Je continue en amphi mon expérimentation qui consiste à filmer le cours de droit des sociétés 1 et à le diffuser en direct sur ma page Facebook.

Comme je le pensais, cela est utilisé à la fois par les étudiants présents en amphi, qui posent des questions pendant le cours (ce que nous faisions l’année dernière par Twitter) et qui peuvent revoir une séance, mais aussi par des personnes hors amphi, et hors université plus largement, qui peuvent suivre un cours et échanger sur ce cours, en posant des questions, en faisant des remarques, ou en ajoutant des informations. Des avocats peuvent ainsi donner leur point de vue de praticien sur mes propos.

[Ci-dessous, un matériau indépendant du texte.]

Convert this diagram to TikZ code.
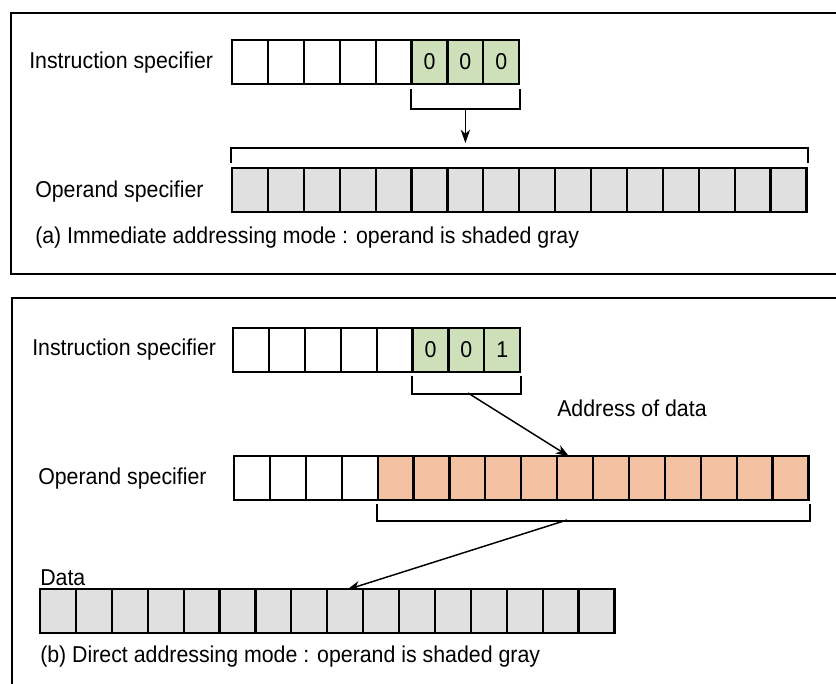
\documentclass[tikz,border=0pt]{standalone}
\usepackage{fontspec}
\setmainfont{Liberation Sans}[FakeStretch=0.93]
\usetikzlibrary{backgrounds,arrows.meta}
\pgfdeclarelayer{edgelayer}
\pgfdeclarelayer{nodelayer}
\pgfsetlayers{edgelayer,nodelayer,main}
\definecolor{bitgreen}{RGB}{206,224,186}
\definecolor{bitorange}{RGB}{243,194,162}
\definecolor{bitgray}{RGB}{224,224,224}
\tikzset{font=\fontsize{17.2}{20}\selectfont}
\tikzstyle{none}=[inner sep=0pt]
\tikzstyle{cell}=[rectangle,draw,line width=1.6pt,minimum width=26.9pt,minimum height=33pt,inner sep=0pt]
\tikzstyle{wcell}=[cell,fill=white]
\tikzstyle{gcell}=[cell,fill=bitgreen]
\tikzstyle{ocell}=[cell,fill=bitorange]
\tikzstyle{dcell}=[cell,fill=bitgray]
\tikzstyle{plain}=[inner sep=0pt,anchor=west]
\tikzstyle{bracket}=[line width=1.5pt]
\tikzstyle{pointer}=[line width=1.1pt,-{Stealth[length=10pt,width=7pt,inset=3pt]}]
\tikzstyle{frame}=[line width=1.3pt]

\begin{document}
\begin{tikzpicture}[x=0.75pt,y=-0.75pt]
	\useasboundingbox (0,0) rectangle (836,684);
	\begin{pgfonlayer}{nodelayer}
		% (a) immediate
		\node [style=wcell] (0) at (250, 62) {};
		\node [style=wcell] (1) at (285.9, 62) {};
		\node [style=wcell] (2) at (321.8, 62) {};
		\node [style=wcell] (3) at (357.7, 62) {};
		\node [style=wcell] (4) at (393.6, 62) {};
		\node [style=gcell] (5) at (429.5, 62) {0};
		\node [style=gcell] (6) at (465.4, 62) {0};
		\node [style=gcell] (7) at (501.3, 62) {0};
		\node [style=dcell] (8) at (250, 190) {};
		\node [style=dcell] (9) at (285.9, 190) {};
		\node [style=dcell] (10) at (321.8, 190) {};
		\node [style=dcell] (11) at (357.7, 190) {};
		\node [style=dcell] (12) at (393.6, 190) {};
		\node [style=dcell] (13) at (429.5, 190) {};
		\node [style=dcell] (14) at (465.4, 190) {};
		\node [style=dcell] (15) at (501.3, 190) {};
		\node [style=dcell] (16) at (537.2, 190) {};
		\node [style=dcell] (17) at (573.1, 190) {};
		\node [style=dcell] (18) at (609, 190) {};
		\node [style=dcell] (19) at (644.9, 190) {};
		\node [style=dcell] (20) at (680.8, 190) {};
		\node [style=dcell] (21) at (716.7, 190) {};
		\node [style=dcell] (22) at (752.6, 190) {};
		\node [style=dcell] (23) at (788.5, 190) {};
		\node [style=plain] (24) at (29, 63) {Instruction specifier};
		\node [style=plain] (25) at (35, 192) {Operand specifier};
		\node [style=plain] (26) at (35, 238) {(a) Immediate addressing mode : operand is shaded gray};
		\node [style=none] (27) at (465.4, 108) {};
		\node [style=none] (28) at (465.4, 144) {};
		% (b) direct
		\node [style=wcell] (29) at (251, 350) {};
		\node [style=wcell] (30) at (286.9, 350) {};
		\node [style=wcell] (31) at (322.8, 350) {};
		\node [style=wcell] (32) at (358.7, 350) {};
		\node [style=wcell] (33) at (394.6, 350) {};
		\node [style=gcell] (34) at (430.5, 350) {0};
		\node [style=gcell] (35) at (466.4, 350) {0};
		\node [style=gcell] (36) at (502.3, 350) {1};
		\node [style=wcell] (37) at (252, 478) {};
		\node [style=wcell] (38) at (287.9, 478) {};
		\node [style=wcell] (39) at (323.8, 478) {};
		\node [style=wcell] (40) at (359.7, 478) {};
		\node [style=ocell] (41) at (395.6, 478) {};
		\node [style=ocell] (42) at (431.5, 478) {};
		\node [style=ocell] (43) at (467.4, 478) {};
		\node [style=ocell] (44) at (503.3, 478) {};
		\node [style=ocell] (45) at (539.2, 478) {};
		\node [style=ocell] (46) at (575.1, 478) {};
		\node [style=ocell] (47) at (611, 478) {};
		\node [style=ocell] (48) at (646.9, 478) {};
		\node [style=ocell] (49) at (682.8, 478) {};
		\node [style=ocell] (50) at (718.7, 478) {};
		\node [style=ocell] (51) at (754.6, 478) {};
		\node [style=ocell] (52) at (790.5, 478) {};
		\node [style=dcell] (53) at (58, 611) {};
		\node [style=dcell] (54) at (93.9, 611) {};
		\node [style=dcell] (55) at (129.8, 611) {};
		\node [style=dcell] (56) at (165.7, 611) {};
		\node [style=dcell] (57) at (201.6, 611) {};
		\node [style=dcell] (58) at (237.5, 611) {};
		\node [style=dcell] (59) at (273.4, 611) {};
		\node [style=dcell] (60) at (309.3, 611) {};
		\node [style=dcell] (61) at (345.2, 611) {};
		\node [style=dcell] (62) at (381.1, 611) {};
		\node [style=dcell] (63) at (417, 611) {};
		\node [style=dcell] (64) at (452.9, 611) {};
		\node [style=dcell] (65) at (488.8, 611) {};
		\node [style=dcell] (66) at (524.7, 611) {};
		\node [style=dcell] (67) at (560.6, 611) {};
		\node [style=dcell] (68) at (596.5, 611) {};
		\node [style=plain] (69) at (32, 350) {Instruction specifier};
		\node [style=plain] (70) at (38, 479) {Operand specifier};
		\node [style=plain] (71) at (557, 408) {Address of data};
		\node [style=plain] (72) at (40, 578) {Data};
		\node [style=plain] (73) at (40, 657) {(b) Direct addressing mode : operand is shaded gray};
		\node [style=none] (74) at (468, 393) {};
		\node [style=none] (75) at (570, 457) {};
		\node [style=none] (76) at (567, 520) {};
		\node [style=none] (77) at (346, 590) {};
	\end{pgfonlayer}
	\begin{pgfonlayer}{edgelayer}
		\draw [style=frame] (836, 13) -- (11, 13) -- (11, 274) -- (836, 274);
		\draw [style=frame] (836, 298) -- (12, 298) -- (12, 684);
		\draw [style=bracket] ([yshift=-3pt]5.south west) -- ++(0, 20) -| ([yshift=-3pt]7.south east);
		\draw [style=bracket] ([yshift=3pt]8.north west) -- ++(0, -15) -| ([yshift=3pt]23.north east);
		\draw [style=pointer] (27.center) to (28);
		\draw [style=bracket] ([yshift=-2pt]34.south west) -- ++(0, 18) -| ([yshift=-2pt]36.south east);
		\draw [style=bracket] ([yshift=-2pt]41.south west) -- ++(0, 17) -| ([yshift=-2pt]52.south east);
		\draw [style=pointer] (74.center) to (75);
		\draw [style=pointer] (76.center) to (77);
	\end{pgfonlayer}
\end{tikzpicture}
\end{document}
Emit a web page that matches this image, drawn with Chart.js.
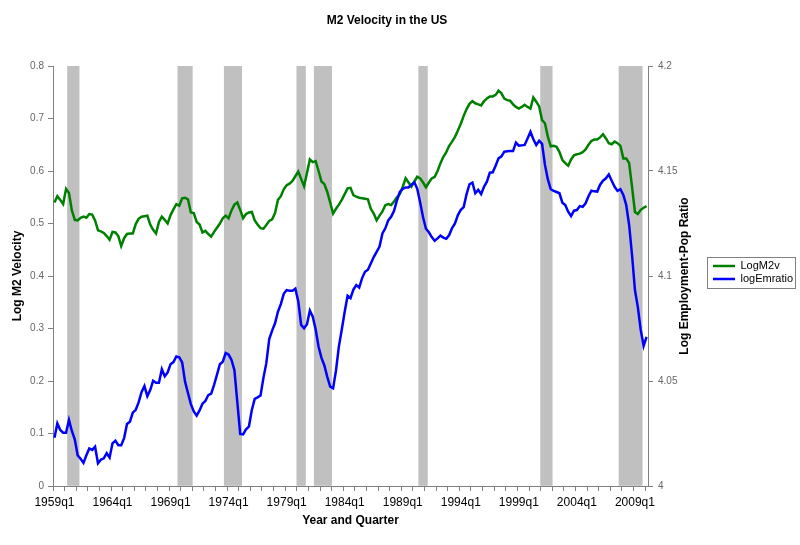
<!DOCTYPE html>
<html>
<head>
<meta charset="utf-8">
<script src="https://cdn.jsdelivr.net/npm/chart.js@4/dist/chart.umd.min.js"></script>
<style>
  html, body { margin: 0; padding: 0; background: #fff; }
</style>
</head>
<body>
<canvas id="myChart" width="800" height="545"></canvas>
<script>
const lastQuarter = "2010q1";

const quarters = [];
for (let y = 1959; y <= 2010; y++) {
    for (let q = 1; q <= 4; q++) {
        quarters.push(y + "q" + q);
    }
}
quarters.length = quarters.indexOf(lastQuarter) + 1;

// NBER recessions (shaded)
const recessions = [
    ["1960q2", "1961q1"], ["1969q4", "1970q4"], ["1973q4", "1975q1"],
    ["1980q1", "1980q3"], ["1981q3", "1982q4"], ["1990q3", "1991q1"],
    ["2001q1", "2001q4"], ["2007q4", "2009q3"]
];

const logM2v = [
    .540, .552, .545, .537, .566, .558, .525, .507, .506, .511,
    .513, .511, .518, .517, .506, .487, .485, .482, .476, .469,
    .484, .483, .476, .457, .472, .480, .481, .481, .499, .509,
    .513, .514, .515, .498, .488, .481, .503, .513, .507, .500,
    .516, .527, .537, .534, .548, .549, .546, .521, .520, .503,
    .498, .483, .486, .480, .475, .484, .492, .500, .510, .515,
    .510, .525, .536, .540, .526, .510, .518, .521, .522, .506,
    .498, .491, .490, .497, .505, .508, .520, .545, .552, .565,
    .573, .576, .581, .590, .599, .585, .571, .596, .622, .617,
    .619, .600, .580, .575, .560, .540, .519, .528, .536, .545,
    .556, .567, .568, .554, .551, .549, .548, .547, .546, .528,
    .519, .506, .515, .523, .535, .537, .535, .542, .550, .556,
    .570, .586, .578, .570, .580, .589, .586, .578, .569, .578,
    .586, .589, .600, .615, .627, .636, .648, .656, .665, .677,
    .690, .705, .718, .728, .733, .729, .727, .725, .733, .738,
    .742, .742, .745, .753, .748, .738, .735, .734, .727, .722,
    .719, .722, .726, .722, .719, .740, .732, .723, .697, .691,
    .665, .647, .648, .646, .636, .621, .615, .610, .622, .630,
    .632, .633, .636, .641, .650, .657, .660, .660, .664, .670,
    .662, .653, .651, .656, .653, .648, .624, .624, .615, .570,
    .522, .518, .526, .530, .533
];

const logEmratio = [
    4.0230, 4.0298, 4.0267, 4.0254, 4.0254, 4.0314, 4.0262, 4.0222, 4.0146, 4.0130,
    4.0110, 4.0146, 4.0179, 4.0172, 4.0187, 4.0108, 4.0125, 4.0132, 4.0156, 4.0135,
    4.0203, 4.0216, 4.0194, 4.0194, 4.0228, 4.0295, 4.0306, 4.0349, 4.0363, 4.0398,
    4.0447, 4.0476, 4.0428, 4.0457, 4.0501, 4.0492, 4.0492, 4.0556, 4.0523, 4.0541,
    4.0580, 4.0590, 4.0617, 4.0613, 4.0588, 4.0497, 4.0443, 4.0390, 4.0355, 4.0335,
    4.0360, 4.0392, 4.0405, 4.0433, 4.0440, 4.0482, 4.0530, 4.0580, 4.0592, 4.0633,
    4.0626, 4.0600, 4.0552, 4.0400, 4.0248, 4.0246, 4.0270, 4.0283, 4.0362, 4.0415,
    4.0422, 4.0431, 4.0515, 4.0585, 4.0700, 4.0740, 4.0775, 4.0830, 4.0866, 4.0915,
    4.0933, 4.0930, 4.0930, 4.0940, 4.0880, 4.0767, 4.0751, 4.0770, 4.0835, 4.0806,
    4.0745, 4.0663, 4.0610, 4.0574, 4.0520, 4.0473, 4.0465, 4.0550, 4.0665, 4.0745,
    4.0830, 4.0906, 4.0895, 4.0935, 4.0957, 4.0945, 4.0990, 4.1020, 4.1030, 4.1060,
    4.1090, 4.1115, 4.1140, 4.1203, 4.1227, 4.1265, 4.1282, 4.1310, 4.1360, 4.1400,
    4.1415, 4.1422, 4.1422, 4.1435, 4.1446, 4.1415, 4.1350, 4.1280, 4.1225, 4.1208,
    4.1185, 4.1168, 4.1179, 4.1192, 4.1183, 4.1177, 4.1195, 4.1228, 4.1250, 4.1290,
    4.1315, 4.1328, 4.1390, 4.1437, 4.1445, 4.1394, 4.1410, 4.1390, 4.1425, 4.1449,
    4.1492, 4.1494, 4.1525, 4.1560, 4.1570, 4.1592, 4.1594, 4.1595, 4.1595, 4.1635,
    4.1621, 4.1622, 4.1624, 4.1655, 4.1687, 4.1651, 4.1624, 4.1644, 4.1629, 4.1529,
    4.1460, 4.1413, 4.1405, 4.1400, 4.1394, 4.1349, 4.1338, 4.1306, 4.1285, 4.1311,
    4.1314, 4.1333, 4.1329, 4.1346, 4.1380, 4.1406, 4.1403, 4.1402, 4.1435, 4.1454,
    4.1465, 4.1484, 4.1454, 4.1425, 4.1405, 4.1413, 4.1386, 4.1338, 4.1243, 4.1100,
    4.0933, 4.0852, 4.0743, 4.0667, 4.0710
];

const leftTicks = [0, 0.1, 0.2, 0.3, 0.4, 0.5, 0.6, 0.7, 0.8];
const rightTicks = [4, 4.05, 4.1, 4.15, 4.2];
const rightTitle = "Log Employment-Pop Ratio";

const shadeTop = leftTicks[leftTicks.length - 1];
const recessionShade = quarters.map((q, i) =>
    recessions.some(([a, b]) => i >= quarters.indexOf(a) && i <= quarters.indexOf(b)) ? shadeTop : null
);

const fmt = v => String(parseFloat(v.toFixed(2)));

// frame round the legend, like the spreadsheet one
const legendFrame = {
    id: "legendFrame",
    afterDraw(chart) {
        const boxes = chart.legend.legendHitBoxes;
        if (!boxes || !boxes.length) return;
        const last = boxes[boxes.length - 1];
        const top = Math.round(boxes[0].top) - 4;
        const bottom = Math.round(last.top + last.height) + 3;
        const c = chart.ctx;
        c.save();
        c.strokeStyle = "#808080";
        c.lineWidth = 1;
        c.strokeRect(Math.round(chart.legend.left) - 3.5, top + 0.5, 88, bottom - top);
        c.restore();
    }
};

// right axis title reads bottom-to-top in the original (chart.js turns it the other way)
const rightAxisTitle = {
    id: "rightAxisTitle",
    afterDraw(chart) {
        const s = chart.scales.y1;
        const c = chart.ctx;
        c.save();
        c.translate(s.right - 26, (chart.chartArea.top + chart.chartArea.bottom) / 2);
        c.rotate(-Math.PI / 2);
        c.font = "bold 12px 'Liberation Sans', Arial, sans-serif";
        c.fillStyle = "#000";
        c.textAlign = "center";
        c.textBaseline = "middle";
        c.fillText(rightTitle, 0, 0);
        c.restore();
    }
};

// title sits a bit left of the canvas centre in the original
const titleShift = {
    id: "titleShift",
    afterLayout(chart) {
        chart.titleBlock.left -= 13;
        chart.titleBlock.right -= 13;
    }
};

Chart.defaults.font.family = "'Liberation Sans', Arial, sans-serif";

const ctx = document.getElementById("myChart");

new Chart(ctx, {
    type: "line",
    data: {
        labels: quarters,
        datasets: [{
            label: "LogM2v",
            data: logM2v,
            yAxisID: "y",
            borderColor: "#008000",
            backgroundColor: "#008000",
            borderWidth: 2.5,
            pointRadius: 0,
            order: 1
        }, {
            label: "logEmratio",
            data: logEmratio,
            yAxisID: "y1",
            borderColor: "#0000ff",
            backgroundColor: "#0000ff",
            borderWidth: 2.5,
            pointRadius: 0,
            order: 0
        }, {
            type: "bar",
            label: "Recession",
            data: recessionShade,
            yAxisID: "y",
            backgroundColor: "#c0c0c0",
            borderWidth: 0,
            barPercentage: 1,
            categoryPercentage: 1,
            order: 2
        }]
    },
    options: {
        responsive: false,
        animation: false,
        devicePixelRatio: 1,
        layout: { padding: 0 },
        plugins: {
            title: {
                display: true,
                text: "M2 Velocity in the US",
                color: "#000",
                font: { size: 12, weight: "bold" },
                padding: { top: 13, bottom: 38.6 }
            },
            legend: {
                position: "right",
                maxWidth: 89,
                labels: {
                    filter: item => item.datasetIndex !== 2,
                    sort: (a, b) => a.datasetIndex - b.datasetIndex,
                    usePointStyle: true,
                    pointStyle: "line",
                    pointStyleWidth: 22,
                    boxHeight: 11,
                    padding: 2,
                    color: "#000",
                    font: { size: 11 }
                }
            },
            tooltip: { enabled: false }
        },
        scales: {
            x: {
                type: "category",
                offset: true,
                afterFit: scale => { scale.height = 59; },
                grid: {
                    offset: true,
                    drawOnChartArea: false,
                    tickLength: 5,
                    color: c => c.index % 4 === 0 ? "#808080" : "rgba(0,0,0,0)"
                },
                border: { color: "#808080" },
                ticks: {
                    autoSkip: false,
                    maxRotation: 0,
                    minRotation: 0,
                    padding: 4,
                    color: "#000",
                    font: { size: 12 },
                    callback: function (v, i) {
                        return i % 20 === 0 ? this.getLabelForValue(v) : "";
                    }
                },
                title: {
                    display: true,
                    text: "Year and Quarter",
                    color: "#000",
                    font: { size: 12, weight: "bold" },
                    padding: { top: 0, bottom: 17 }
                }
            },
            y: {
                position: "left",
                min: leftTicks[0],
                max: shadeTop,
                afterFit: scale => { scale.width = 53; },
                afterBuildTicks: scale => { scale.ticks = leftTicks.map(v => ({ value: v })); },
                grid: { drawOnChartArea: false, tickLength: 5, color: "#808080" },
                border: { color: "#808080" },
                ticks: {
                    padding: 4,
                    color: "#666",
                    font: { size: 10 },
                    callback: v => fmt(v)
                },
                title: {
                    display: true,
                    text: "Log M2 Velocity",
                    color: "#000",
                    font: { size: 12, weight: "bold" },
                    padding: { top: 10, bottom: 0 }
                }
            },
            y1: {
                position: "right",
                min: rightTicks[0],
                max: rightTicks[rightTicks.length - 1],
                afterFit: scale => { scale.width = 63; },
                afterBuildTicks: scale => { scale.ticks = rightTicks.map(v => ({ value: v })); },
                grid: { drawOnChartArea: false, tickLength: 5, color: "#808080" },
                border: { color: "#808080" },
                ticks: {
                    padding: 5,
                    color: "#666",
                    font: { size: 10 },
                    callback: v => fmt(v)
                },
                title: { display: false }
            }
        }
    },
    plugins: [legendFrame, rightAxisTitle, titleShift]
});
</script>
</body>
</html>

Si tout va bien, je filmerai l’intégralité des 36 heures de cours.

Comme je le précise sur la première vidéo, il ne s’agit pas de vidéos spécifiques, mais bien de mon cours en amphi, filmé. Vous ne verrez donc que le cours, comme si vous étiez en amphi, mais rien de plus.

J’ai créé hier une chaîne YouTube, qui permettra de voir les cours sans passer par une page Facebook. Sur Facebook, vous bénéficiez des commentaires des participants, que vous n’avez pas sur la vidéo YouTube.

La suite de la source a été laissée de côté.